[START DATA LINES]

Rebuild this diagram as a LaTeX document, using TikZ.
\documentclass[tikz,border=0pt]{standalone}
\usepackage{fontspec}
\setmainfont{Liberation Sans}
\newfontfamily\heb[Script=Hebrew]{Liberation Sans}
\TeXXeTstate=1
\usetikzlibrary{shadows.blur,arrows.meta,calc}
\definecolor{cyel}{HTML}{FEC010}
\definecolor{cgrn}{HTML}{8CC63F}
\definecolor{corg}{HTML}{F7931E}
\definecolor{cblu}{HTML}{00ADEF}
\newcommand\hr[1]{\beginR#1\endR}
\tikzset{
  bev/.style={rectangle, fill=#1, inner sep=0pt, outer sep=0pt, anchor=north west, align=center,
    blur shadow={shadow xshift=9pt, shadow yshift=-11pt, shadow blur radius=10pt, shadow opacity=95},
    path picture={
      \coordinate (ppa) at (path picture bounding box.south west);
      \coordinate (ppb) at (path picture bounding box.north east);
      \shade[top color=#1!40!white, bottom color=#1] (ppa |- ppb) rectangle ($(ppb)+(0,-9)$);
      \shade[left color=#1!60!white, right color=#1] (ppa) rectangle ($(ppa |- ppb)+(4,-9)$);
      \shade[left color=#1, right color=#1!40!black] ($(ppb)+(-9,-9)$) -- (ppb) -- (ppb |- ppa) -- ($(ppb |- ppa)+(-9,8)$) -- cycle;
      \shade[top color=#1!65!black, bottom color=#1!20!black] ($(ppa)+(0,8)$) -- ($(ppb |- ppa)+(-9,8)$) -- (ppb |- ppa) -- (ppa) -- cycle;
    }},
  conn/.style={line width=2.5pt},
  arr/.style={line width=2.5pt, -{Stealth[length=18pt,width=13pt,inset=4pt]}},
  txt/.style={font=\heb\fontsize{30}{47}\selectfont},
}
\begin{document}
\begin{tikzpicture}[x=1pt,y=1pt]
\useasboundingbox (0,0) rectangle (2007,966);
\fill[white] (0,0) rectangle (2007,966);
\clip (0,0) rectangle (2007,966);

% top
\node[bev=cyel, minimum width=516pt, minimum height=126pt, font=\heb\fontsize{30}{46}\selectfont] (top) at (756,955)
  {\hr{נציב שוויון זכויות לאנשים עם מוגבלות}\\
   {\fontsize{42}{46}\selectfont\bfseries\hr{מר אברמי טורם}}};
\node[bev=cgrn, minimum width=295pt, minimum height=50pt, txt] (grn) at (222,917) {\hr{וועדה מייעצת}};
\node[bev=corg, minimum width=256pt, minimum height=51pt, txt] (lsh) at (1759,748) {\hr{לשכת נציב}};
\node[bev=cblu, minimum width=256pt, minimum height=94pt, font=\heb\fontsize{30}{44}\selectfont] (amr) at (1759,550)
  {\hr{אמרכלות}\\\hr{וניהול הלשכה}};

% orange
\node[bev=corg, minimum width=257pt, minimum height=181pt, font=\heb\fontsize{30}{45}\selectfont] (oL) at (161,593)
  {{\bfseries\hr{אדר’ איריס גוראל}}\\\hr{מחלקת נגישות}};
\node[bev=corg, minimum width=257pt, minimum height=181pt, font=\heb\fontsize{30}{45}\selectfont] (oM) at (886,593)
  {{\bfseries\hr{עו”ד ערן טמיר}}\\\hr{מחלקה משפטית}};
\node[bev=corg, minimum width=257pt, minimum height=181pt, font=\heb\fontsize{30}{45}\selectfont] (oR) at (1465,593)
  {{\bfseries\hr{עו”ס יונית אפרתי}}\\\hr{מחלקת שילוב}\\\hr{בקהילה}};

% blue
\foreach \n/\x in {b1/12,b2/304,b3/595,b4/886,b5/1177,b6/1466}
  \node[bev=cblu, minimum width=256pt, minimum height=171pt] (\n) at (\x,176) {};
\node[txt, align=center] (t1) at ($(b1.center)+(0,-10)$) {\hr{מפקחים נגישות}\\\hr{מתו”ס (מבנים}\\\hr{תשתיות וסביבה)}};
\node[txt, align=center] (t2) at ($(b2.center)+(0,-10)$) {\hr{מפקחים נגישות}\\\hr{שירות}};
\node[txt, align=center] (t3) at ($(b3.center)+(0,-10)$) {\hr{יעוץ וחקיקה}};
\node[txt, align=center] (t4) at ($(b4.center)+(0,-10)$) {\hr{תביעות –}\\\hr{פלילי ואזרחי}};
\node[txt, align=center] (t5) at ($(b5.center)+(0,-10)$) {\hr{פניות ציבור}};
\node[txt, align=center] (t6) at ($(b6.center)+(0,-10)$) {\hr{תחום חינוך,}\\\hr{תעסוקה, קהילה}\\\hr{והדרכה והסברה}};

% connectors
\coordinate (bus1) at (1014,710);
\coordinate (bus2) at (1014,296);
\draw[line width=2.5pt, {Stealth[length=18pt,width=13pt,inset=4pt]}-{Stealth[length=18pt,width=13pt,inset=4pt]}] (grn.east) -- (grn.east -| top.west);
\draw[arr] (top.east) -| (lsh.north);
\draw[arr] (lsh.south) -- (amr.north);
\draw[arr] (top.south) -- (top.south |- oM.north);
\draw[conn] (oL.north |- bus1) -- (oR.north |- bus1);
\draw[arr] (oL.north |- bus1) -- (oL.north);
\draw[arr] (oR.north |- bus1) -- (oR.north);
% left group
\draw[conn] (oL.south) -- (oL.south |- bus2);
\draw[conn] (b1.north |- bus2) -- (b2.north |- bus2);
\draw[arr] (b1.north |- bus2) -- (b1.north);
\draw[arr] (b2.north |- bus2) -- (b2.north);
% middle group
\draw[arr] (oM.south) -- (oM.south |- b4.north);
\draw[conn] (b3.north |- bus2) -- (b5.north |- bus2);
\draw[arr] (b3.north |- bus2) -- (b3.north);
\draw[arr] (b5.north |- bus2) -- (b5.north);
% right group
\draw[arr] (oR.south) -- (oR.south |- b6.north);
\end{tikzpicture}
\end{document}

[END DATA LINES]
[START DATA LINES]

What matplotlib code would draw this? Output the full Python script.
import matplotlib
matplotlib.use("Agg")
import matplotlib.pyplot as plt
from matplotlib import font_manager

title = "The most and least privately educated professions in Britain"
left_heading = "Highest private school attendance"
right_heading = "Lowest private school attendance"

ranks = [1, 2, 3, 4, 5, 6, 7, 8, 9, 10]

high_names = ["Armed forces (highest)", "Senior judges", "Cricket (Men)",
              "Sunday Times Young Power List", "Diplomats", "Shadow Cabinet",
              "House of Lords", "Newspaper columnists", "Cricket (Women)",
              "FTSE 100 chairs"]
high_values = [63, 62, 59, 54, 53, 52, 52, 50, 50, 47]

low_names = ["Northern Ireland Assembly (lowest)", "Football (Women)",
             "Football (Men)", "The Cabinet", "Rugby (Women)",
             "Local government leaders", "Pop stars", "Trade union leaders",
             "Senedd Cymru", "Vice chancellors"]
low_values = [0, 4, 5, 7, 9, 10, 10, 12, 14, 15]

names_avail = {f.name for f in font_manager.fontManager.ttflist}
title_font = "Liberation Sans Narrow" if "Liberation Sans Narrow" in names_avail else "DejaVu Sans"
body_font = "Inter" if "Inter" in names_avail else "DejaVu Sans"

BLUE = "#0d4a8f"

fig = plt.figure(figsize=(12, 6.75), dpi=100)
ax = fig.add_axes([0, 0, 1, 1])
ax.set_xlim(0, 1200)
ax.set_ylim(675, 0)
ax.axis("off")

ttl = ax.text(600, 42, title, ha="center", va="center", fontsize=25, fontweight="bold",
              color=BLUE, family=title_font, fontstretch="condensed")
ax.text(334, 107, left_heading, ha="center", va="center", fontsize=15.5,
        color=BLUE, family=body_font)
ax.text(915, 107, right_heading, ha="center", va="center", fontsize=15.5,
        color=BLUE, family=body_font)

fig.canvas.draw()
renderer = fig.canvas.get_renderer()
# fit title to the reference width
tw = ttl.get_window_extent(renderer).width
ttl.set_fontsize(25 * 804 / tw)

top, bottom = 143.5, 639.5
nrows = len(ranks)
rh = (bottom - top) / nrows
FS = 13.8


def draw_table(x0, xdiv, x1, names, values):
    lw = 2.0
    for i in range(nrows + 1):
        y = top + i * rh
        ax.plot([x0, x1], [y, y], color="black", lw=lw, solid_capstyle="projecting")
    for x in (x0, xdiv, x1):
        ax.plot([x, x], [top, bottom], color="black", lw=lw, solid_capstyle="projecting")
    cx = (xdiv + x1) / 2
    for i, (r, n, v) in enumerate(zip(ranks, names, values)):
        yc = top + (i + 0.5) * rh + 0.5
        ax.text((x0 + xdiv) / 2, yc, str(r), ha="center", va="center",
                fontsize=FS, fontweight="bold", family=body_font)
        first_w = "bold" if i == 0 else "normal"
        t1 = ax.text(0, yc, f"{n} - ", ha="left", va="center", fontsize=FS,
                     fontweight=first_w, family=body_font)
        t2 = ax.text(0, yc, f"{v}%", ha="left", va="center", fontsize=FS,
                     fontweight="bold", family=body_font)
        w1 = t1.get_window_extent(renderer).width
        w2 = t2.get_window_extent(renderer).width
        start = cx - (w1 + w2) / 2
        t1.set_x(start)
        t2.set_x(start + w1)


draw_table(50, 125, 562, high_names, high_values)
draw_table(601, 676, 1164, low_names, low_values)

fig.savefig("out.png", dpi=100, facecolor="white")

[END DATA LINES]
[START DATA LINES]

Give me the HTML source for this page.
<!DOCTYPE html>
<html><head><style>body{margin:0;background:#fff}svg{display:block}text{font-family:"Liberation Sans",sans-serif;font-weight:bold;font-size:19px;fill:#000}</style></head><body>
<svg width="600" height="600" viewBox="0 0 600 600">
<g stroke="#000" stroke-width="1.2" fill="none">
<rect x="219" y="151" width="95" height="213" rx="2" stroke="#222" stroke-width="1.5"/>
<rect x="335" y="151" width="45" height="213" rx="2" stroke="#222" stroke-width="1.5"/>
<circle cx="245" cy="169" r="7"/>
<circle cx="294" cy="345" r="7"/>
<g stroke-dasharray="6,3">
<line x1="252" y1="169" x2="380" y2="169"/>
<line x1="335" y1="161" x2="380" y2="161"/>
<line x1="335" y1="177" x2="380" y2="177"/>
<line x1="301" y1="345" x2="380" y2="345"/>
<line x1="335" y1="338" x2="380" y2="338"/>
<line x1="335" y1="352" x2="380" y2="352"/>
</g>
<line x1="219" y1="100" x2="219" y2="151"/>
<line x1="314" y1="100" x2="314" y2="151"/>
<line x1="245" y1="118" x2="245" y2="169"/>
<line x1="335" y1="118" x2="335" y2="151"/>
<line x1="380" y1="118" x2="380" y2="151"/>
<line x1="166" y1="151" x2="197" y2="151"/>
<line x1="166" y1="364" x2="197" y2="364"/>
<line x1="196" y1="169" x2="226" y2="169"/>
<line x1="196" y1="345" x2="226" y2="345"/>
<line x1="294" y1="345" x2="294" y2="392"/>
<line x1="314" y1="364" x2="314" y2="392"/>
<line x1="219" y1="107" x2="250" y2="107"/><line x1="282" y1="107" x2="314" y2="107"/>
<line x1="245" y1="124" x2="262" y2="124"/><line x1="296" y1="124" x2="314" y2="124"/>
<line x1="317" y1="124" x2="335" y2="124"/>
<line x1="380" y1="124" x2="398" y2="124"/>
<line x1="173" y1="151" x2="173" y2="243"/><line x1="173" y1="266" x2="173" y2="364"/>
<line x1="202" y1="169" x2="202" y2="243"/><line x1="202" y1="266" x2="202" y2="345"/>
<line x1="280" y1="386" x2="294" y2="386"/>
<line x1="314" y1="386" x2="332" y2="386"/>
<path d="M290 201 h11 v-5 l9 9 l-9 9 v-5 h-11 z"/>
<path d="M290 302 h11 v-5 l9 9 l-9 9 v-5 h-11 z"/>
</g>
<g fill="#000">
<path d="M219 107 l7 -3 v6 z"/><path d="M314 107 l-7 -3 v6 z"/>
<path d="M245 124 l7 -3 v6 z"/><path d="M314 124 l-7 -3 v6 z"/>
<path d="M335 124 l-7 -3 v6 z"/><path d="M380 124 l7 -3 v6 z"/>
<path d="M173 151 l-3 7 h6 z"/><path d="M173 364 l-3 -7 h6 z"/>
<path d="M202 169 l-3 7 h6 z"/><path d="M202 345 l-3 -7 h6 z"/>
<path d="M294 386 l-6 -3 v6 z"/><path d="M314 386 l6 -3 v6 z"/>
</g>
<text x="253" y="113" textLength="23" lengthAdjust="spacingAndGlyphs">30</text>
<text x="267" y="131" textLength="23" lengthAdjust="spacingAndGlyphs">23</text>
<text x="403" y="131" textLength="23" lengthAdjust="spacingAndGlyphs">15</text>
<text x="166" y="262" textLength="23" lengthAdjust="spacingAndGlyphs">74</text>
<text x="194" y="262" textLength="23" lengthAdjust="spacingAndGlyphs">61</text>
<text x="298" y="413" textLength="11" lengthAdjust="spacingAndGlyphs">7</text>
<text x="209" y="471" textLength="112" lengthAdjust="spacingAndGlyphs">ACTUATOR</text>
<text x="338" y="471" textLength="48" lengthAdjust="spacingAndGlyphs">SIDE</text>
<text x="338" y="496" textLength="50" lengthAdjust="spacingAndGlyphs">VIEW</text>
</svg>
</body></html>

[END DATA LINES]

Copy, from the material, each line that holds the string "matplotlib".

What matplotlib code would draw this? Output the full Python script.
import matplotlib
matplotlib.use("Agg")
import matplotlib.pyplot as plt
from matplotlib import font_manager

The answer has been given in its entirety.